Psiquiatras, filósofos y escritores piensan que un acto tan misterioso como el suicidio es inexplicable. Inexplicable, piensan algunos, como la locura y el amor, los milagros y las alucinaciones. El estudio de un historiador tan autorizado como Louis Pérez demuestra que, en el caso cubano, esa inveterada disposición al suicidio tiene que ver con la historia o, más específicamente, con el devenir político de la isla. Toda experiencia autoritaria, como la que se vivió en Cuba antes de 1959, y toda experiencia totalitaria, como la que ha tenido que soportar la población cubana desde 1959, es transmisora de esa "sombra" de muerte que, al decir de Eugenio Trías, deja a su paso cualquier gobierno tiránico.

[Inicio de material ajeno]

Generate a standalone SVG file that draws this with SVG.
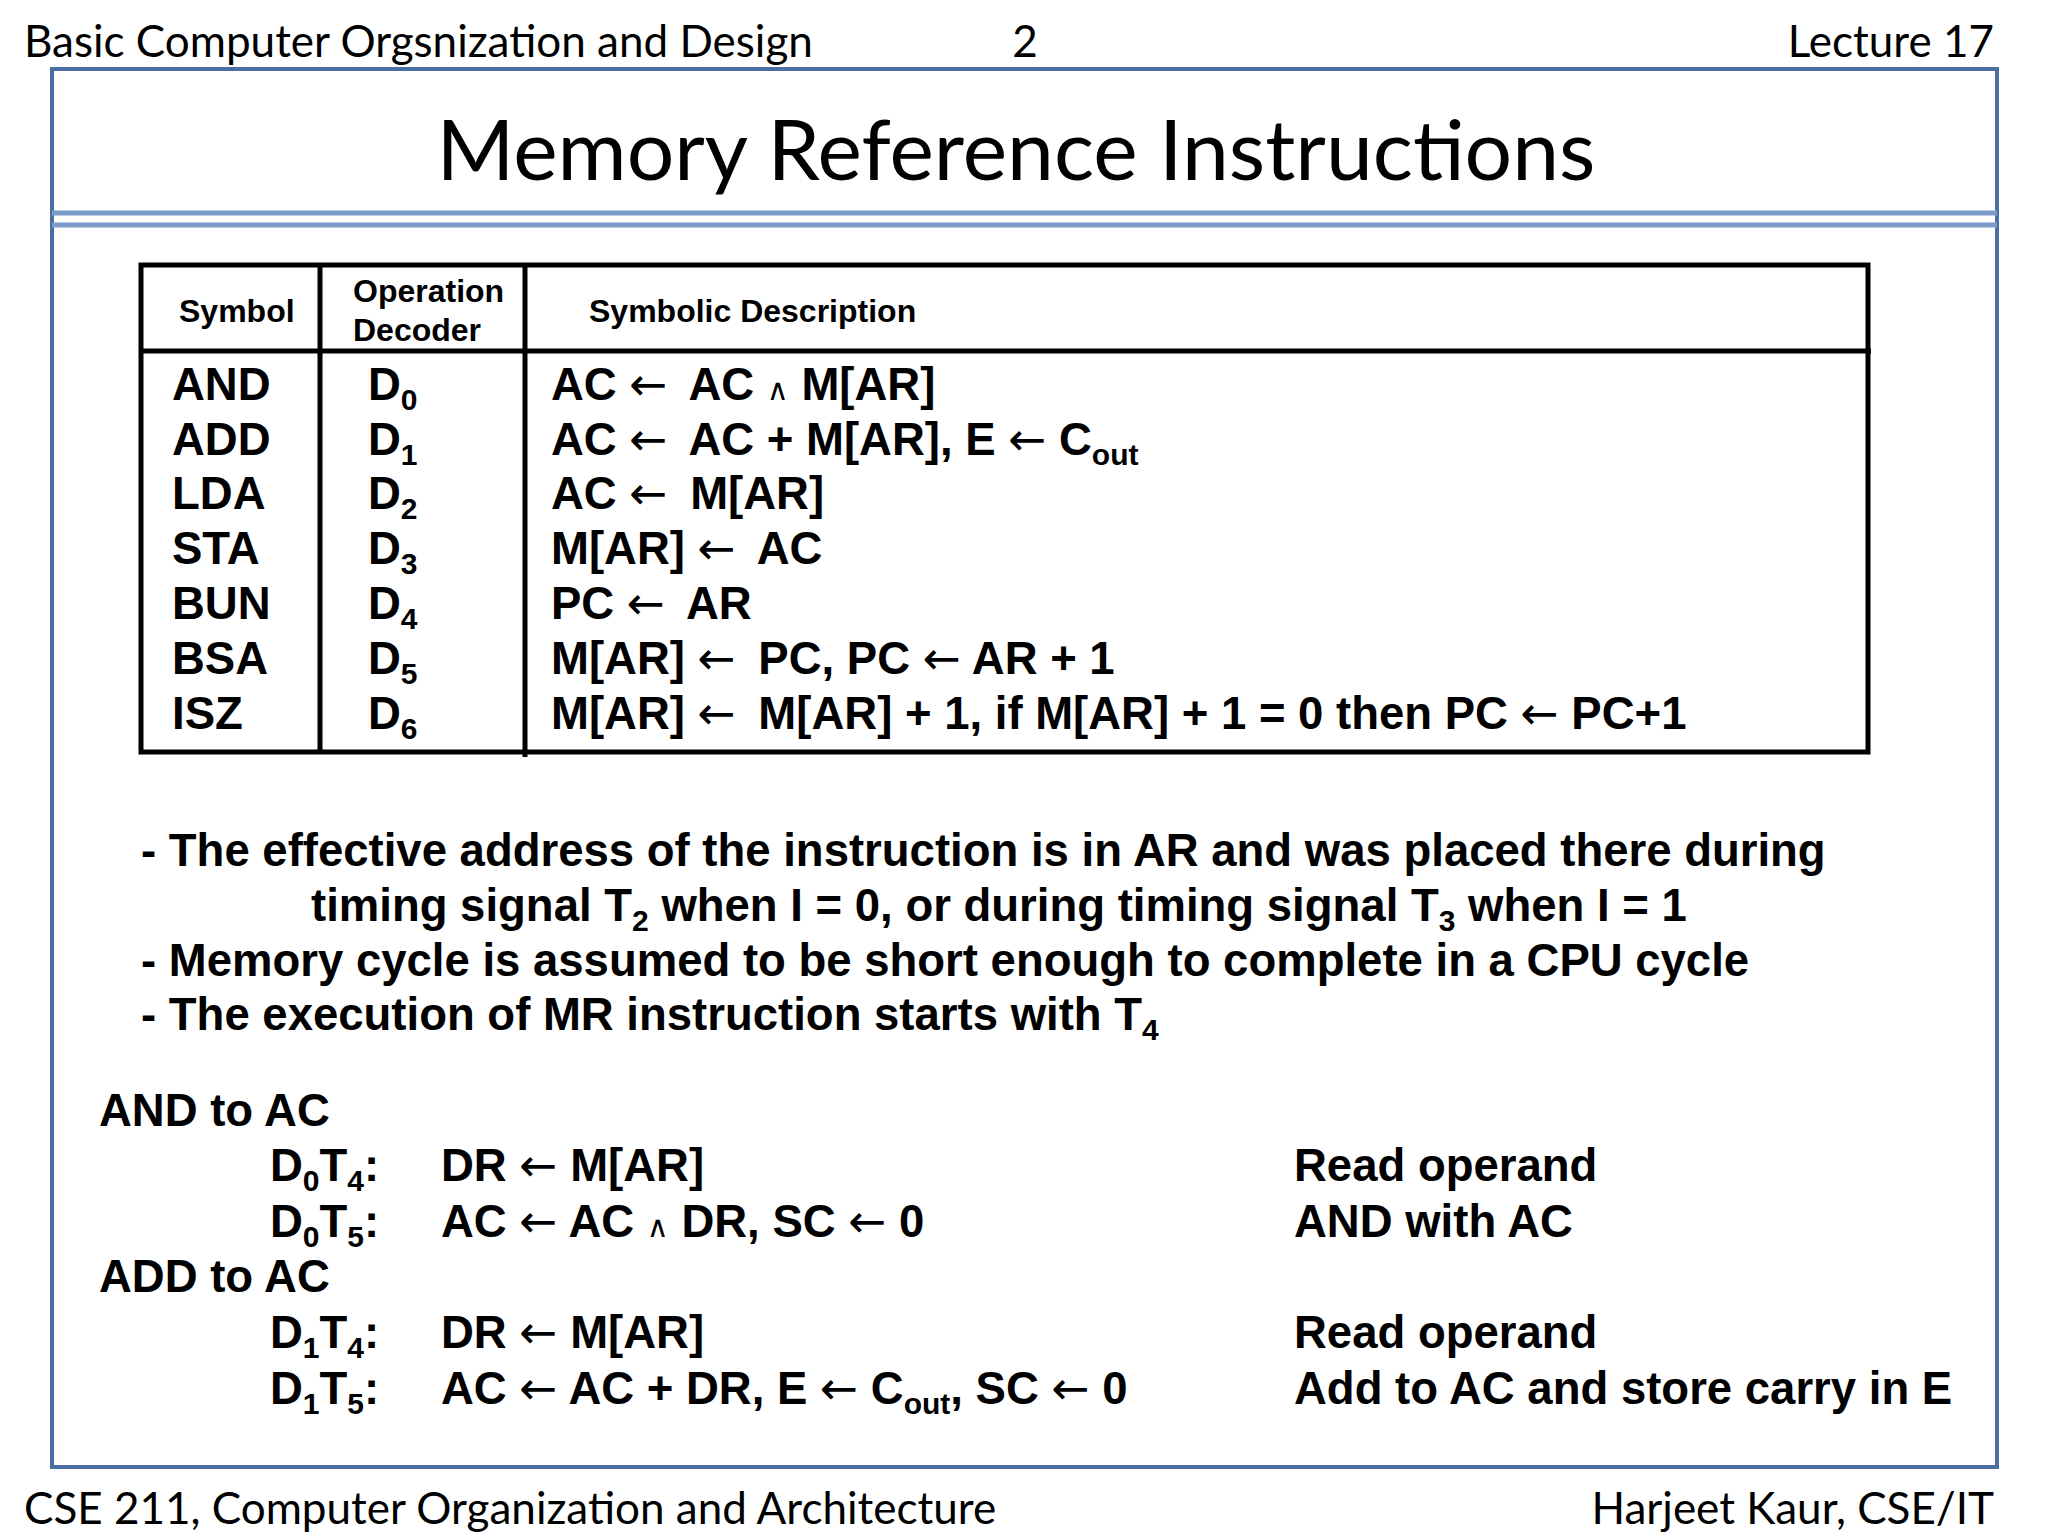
<svg xmlns="http://www.w3.org/2000/svg" width="2048" height="1536" viewBox="0 0 2048 1536">
<style>
.hd{font-family:Lato,"Open Sans",sans-serif;font-size:44px;fill:#000}
.ti{font-family:Lato,"Open Sans",sans-serif;font-size:84px;fill:#000}
.b{font-family:"Liberation Sans",Arial,sans-serif;font-weight:bold;font-size:45.5px;fill:#000}
.th{font-family:"Liberation Sans",Arial,sans-serif;font-weight:bold;font-size:32px;fill:#000}
.s{font-size:30px}
.a{font-family:"DejaVu Sans",sans-serif;font-weight:normal}
.ln{stroke:#000;stroke-width:5;fill:none}
</style>
<rect width="2048" height="1536" fill="#fff"/>
<g id="header">
<text class="hd" x="24" y="57">Basic Computer Orgsnization and Design</text>
<text class="hd" x="1025" y="57" text-anchor="middle">2</text>
<text class="hd" x="1994" y="57" text-anchor="end">Lecture 17</text>
</g>
<rect x="52" y="69" width="1945" height="1398" fill="none" stroke="#4a6fa5" stroke-width="4"/>
<g id="title">
<text class="ti" x="1016" y="180" text-anchor="middle">Memory Reference Instructions</text>
<line x1="52" y1="213" x2="1997" y2="213" stroke="#7a9cc8" stroke-width="5"/>
<line x1="52" y1="225" x2="1997" y2="225" stroke="#7a9cc8" stroke-width="5"/>
</g>
<g id="table">
<rect x="141" y="265" width="1727" height="487" class="ln"/>
<line x1="141" y1="351" x2="1871" y2="351" class="ln"/>
<line x1="320" y1="265" x2="320" y2="752" class="ln"/>
<line x1="525" y1="265" x2="525" y2="757" class="ln"/>
<text class="th" x="179" y="322">Symbol</text>
<text class="th" x="353" y="302">Operation</text>
<text class="th" x="353" y="341">Decoder</text>
<text class="th" x="589" y="322">Symbolic Description</text>
<g class="b">
<text x="172" y="400">AND</text><text x="368" y="400">D<tspan class="s" dy="10">0</tspan></text><text x="551" y="400">AC <tspan class="a">←</tspan> <tspan dx="10">AC</tspan> <tspan class="a" font-size="30">∧</tspan> M[AR]</text>
<text x="172" y="455">ADD</text><text x="368" y="455">D<tspan class="s" dy="10">1</tspan></text><text x="551" y="455">AC <tspan class="a">←</tspan> <tspan dx="10">AC</tspan> + M[AR], E <tspan class="a">←</tspan> C<tspan class="s" dy="10">out</tspan></text>
<text x="172" y="509">LDA</text><text x="368" y="509">D<tspan class="s" dy="10">2</tspan></text><text x="551" y="509">AC <tspan class="a">←</tspan> <tspan dx="10">M[AR]</tspan></text>
<text x="172" y="564">STA</text><text x="368" y="564">D<tspan class="s" dy="10">3</tspan></text><text x="551" y="564">M[AR] <tspan class="a">←</tspan> <tspan dx="10">AC</tspan></text>
<text x="172" y="619">BUN</text><text x="368" y="619">D<tspan class="s" dy="10">4</tspan></text><text x="551" y="619">PC <tspan class="a">←</tspan> <tspan dx="10">AR</tspan></text>
<text x="172" y="674">BSA</text><text x="368" y="674">D<tspan class="s" dy="10">5</tspan></text><text x="551" y="674">M[AR] <tspan class="a">←</tspan> <tspan dx="10">PC,</tspan> PC <tspan class="a">←</tspan> AR + 1</text>
<text x="172" y="729">ISZ</text><text x="368" y="729">D<tspan class="s" dy="10">6</tspan></text><text x="551" y="729">M[AR] <tspan class="a">←</tspan> <tspan dx="10">M[AR]</tspan> + 1, if M[AR] + 1 = 0 then PC <tspan class="a">←</tspan> PC+1</text>
</g>
</g>
<g id="notes" class="b">
<text x="141" y="866">- The effective address of the instruction is in AR and was placed there during</text>
<text x="311" y="921">timing signal T<tspan class="s" dy="10">2</tspan><tspan dy="-10"> when I = 0, or during timing signal T</tspan><tspan class="s" dy="10">3</tspan><tspan dy="-10"> when I = 1</tspan></text>
<text x="141" y="976">- Memory cycle is assumed to be short enough to complete in a CPU cycle</text>
<text x="141" y="1030">- The execution of MR instruction starts with T<tspan class="s" dy="10">4</tspan></text>
</g>
<g id="microops" class="b">
<text x="99" y="1126">AND to AC</text>
<text x="270" y="1181">D<tspan class="s" dy="10">0</tspan><tspan dy="-10">T</tspan><tspan class="s" dy="10">4</tspan><tspan dy="-10">:</tspan></text>
<text x="441" y="1181">DR <tspan class="a">←</tspan> M[AR]</text><text x="1294" y="1181">Read operand</text>
<text x="270" y="1237">D<tspan class="s" dy="10">0</tspan><tspan dy="-10">T</tspan><tspan class="s" dy="10">5</tspan><tspan dy="-10">:</tspan></text>
<text x="441" y="1237">AC <tspan class="a">←</tspan> AC <tspan class="a" font-size="30">∧</tspan> DR, SC <tspan class="a">←</tspan> 0</text><text x="1294" y="1237">AND with AC</text>
<text x="99" y="1292">ADD to AC</text>
<text x="270" y="1348">D<tspan class="s" dy="10">1</tspan><tspan dy="-10">T</tspan><tspan class="s" dy="10">4</tspan><tspan dy="-10">:</tspan></text>
<text x="441" y="1348">DR <tspan class="a">←</tspan> M[AR]</text><text x="1294" y="1348">Read operand</text>
<text x="270" y="1404">D<tspan class="s" dy="10">1</tspan><tspan dy="-10">T</tspan><tspan class="s" dy="10">5</tspan><tspan dy="-10">:</tspan></text>
<text x="441" y="1404">AC <tspan class="a">←</tspan> AC + DR, E <tspan class="a">←</tspan> C<tspan class="s" dy="10">out</tspan><tspan dy="-10">, SC </tspan><tspan class="a">←</tspan> 0</text><text x="1294" y="1404">Add to AC and store carry in E</text>
</g>
<g id="footer">
<text class="hd" x="24" y="1524">CSE 211, Computer Organization and Architecture</text>
<text class="hd" x="1994" y="1524" text-anchor="end">Harjeet Kaur, CSE/IT</text>
</g>
</svg>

Las fantasías occidentales establecen a Cuba como una isla caribeña, con fuertes tradiciones de alegría y comunitarismo, capaces de movilizarse contra la racionalidad moderna. La vocación suicida de los cubanos, sin embargo, describe a una ciudadanía atormentada, incapaz de liberar frustraciones históricas, reacia a superar traumas nacionales y demasiado proclive a la experiencia afectiva de los conflictos políticos. No hay estadística más reveladora del carácter sombrío del socialismo cubano que esos 100.000 suicidas en medio siglo.